** Begin AVAILABLE DATA **
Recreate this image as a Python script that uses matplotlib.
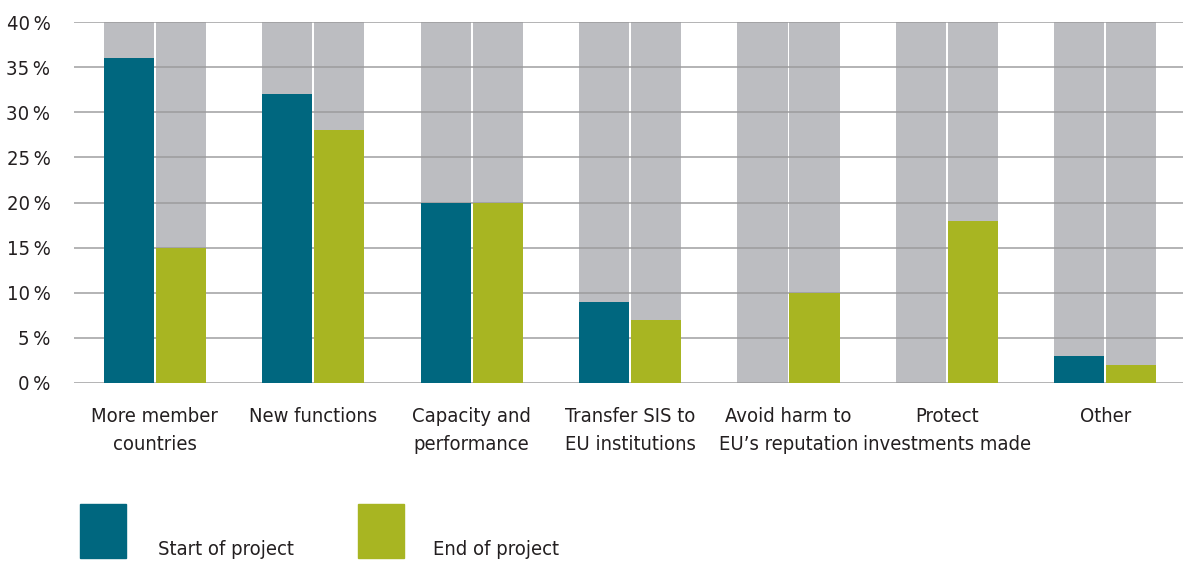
import matplotlib
matplotlib.use("Agg")
import matplotlib.pyplot as plt
import numpy as np
from matplotlib.patches import Rectangle

plt.rcParams['font.family'] = ['DejaVu Sans']
plt.rcParams['font.stretch'] = 'condensed'

categories = ["More member\ncountries", "New functions", "Capacity and\nperformance",
              "Transfer SIS to\nEU institutions", "Avoid harm to\nEU\u2019s reputation",
              "Protect\ninvestments made", "Other"]
start_vals = [36, 32, 20, 9, 0, 0, 3]
end_vals = [15, 28, 20, 7, 10, 18, 2]
yticks = [0, 5, 10, 15, 20, 25, 30, 35, 40]
series_names = ["Start of project", "End of project"]

c_start = "#00677F"
c_end = "#A8B522"
c_bg = "#BCBDC1"
c_grid = "#9A9A9C"
c_txt = "#231F20"

W, H = 1183, 561
fig = plt.figure(figsize=(W / 100, H / 100), dpi=100)
ax = fig.add_axes([74 / W, (H - 383) / H, (1183 - 74) / W, (383 - 22) / H])

x = np.arange(len(categories))
bw = 0.316
off = 0.164
top = max(yticks)
ax.bar(x - off, [top] * len(x), width=bw, color=c_bg, zorder=1)
ax.bar(x + off, [top] * len(x), width=bw, color=c_bg, zorder=1)
for y in yticks:
    ax.axhline(y, color=c_grid, lw=1.4, zorder=2, alpha=0.75)
ax.bar(x - off, start_vals, width=bw, color=c_start, zorder=3)
ax.bar(x + off, end_vals, width=bw, color=c_end, zorder=3)

fs = 14.5
ax.set_xlim(-0.51, 6.49)
ax.set_ylim(0, top)
ax.set_yticks(yticks)
ax.set_yticklabels([f"{v}\u2009%" for v in yticks], fontsize=fs, color=c_txt, fontstretch='condensed')
ax.set_xticks(x)
ax.set_xticklabels(categories, fontsize=fs, color=c_txt, linespacing=1.6, va="top",
                   fontstretch='condensed')
ax.tick_params(axis="y", length=0, pad=17)
ax.tick_params(axis="x", length=0, pad=17)
for s in ax.spines.values():
    s.set_visible(False)

# legend
fig.patches.append(Rectangle((80 / W, (H - 558) / H), 46 / W, 54 / H,
                             transform=fig.transFigure, color=c_start, figure=fig))
fig.patches.append(Rectangle((358 / W, (H - 558) / H), 46 / W, 54 / H,
                             transform=fig.transFigure, color=c_end, figure=fig))
fig.text(158 / W, (H - 555) / H, series_names[0], fontsize=fs, color=c_txt,
         va="baseline", fontstretch='condensed')
fig.text(433 / W, (H - 555) / H, series_names[1], fontsize=fs, color=c_txt,
         va="baseline", fontstretch='condensed')

fig.savefig("out.png", dpi=100)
** End AVAILABLE DATA **
REQUIRED WORK: Exactly as they appear, print the lines of the listing above from its first line through the line that contains "ax.bar(x + off, end_vals, width=bw, color=c_end, zorder=3)", minus the pictures.

PROBLEM SOLUTION:
Recreate this image as a Python script that uses matplotlib.
import matplotlib
matplotlib.use("Agg")
import matplotlib.pyplot as plt
import numpy as np
from matplotlib.patches import Rectangle

plt.rcParams['font.family'] = ['DejaVu Sans']
plt.rcParams['font.stretch'] = 'condensed'

categories = ["More member\ncountries", "New functions", "Capacity and\nperformance",
              "Transfer SIS to\nEU institutions", "Avoid harm to\nEU\u2019s reputation",
              "Protect\ninvestments made", "Other"]
start_vals = [36, 32, 20, 9, 0, 0, 3]
end_vals = [15, 28, 20, 7, 10, 18, 2]
yticks = [0, 5, 10, 15, 20, 25, 30, 35, 40]
series_names = ["Start of project", "End of project"]

c_start = "#00677F"
c_end = "#A8B522"
c_bg = "#BCBDC1"
c_grid = "#9A9A9C"
c_txt = "#231F20"

W, H = 1183, 561
fig = plt.figure(figsize=(W / 100, H / 100), dpi=100)
ax = fig.add_axes([74 / W, (H - 383) / H, (1183 - 74) / W, (383 - 22) / H])

x = np.arange(len(categories))
bw = 0.316
off = 0.164
top = max(yticks)
ax.bar(x - off, [top] * len(x), width=bw, color=c_bg, zorder=1)
ax.bar(x + off, [top] * len(x), width=bw, color=c_bg, zorder=1)
for y in yticks:
    ax.axhline(y, color=c_grid, lw=1.4, zorder=2, alpha=0.75)
ax.bar(x - off, start_vals, width=bw, color=c_start, zorder=3)
ax.bar(x + off, end_vals, width=bw, color=c_end, zorder=3)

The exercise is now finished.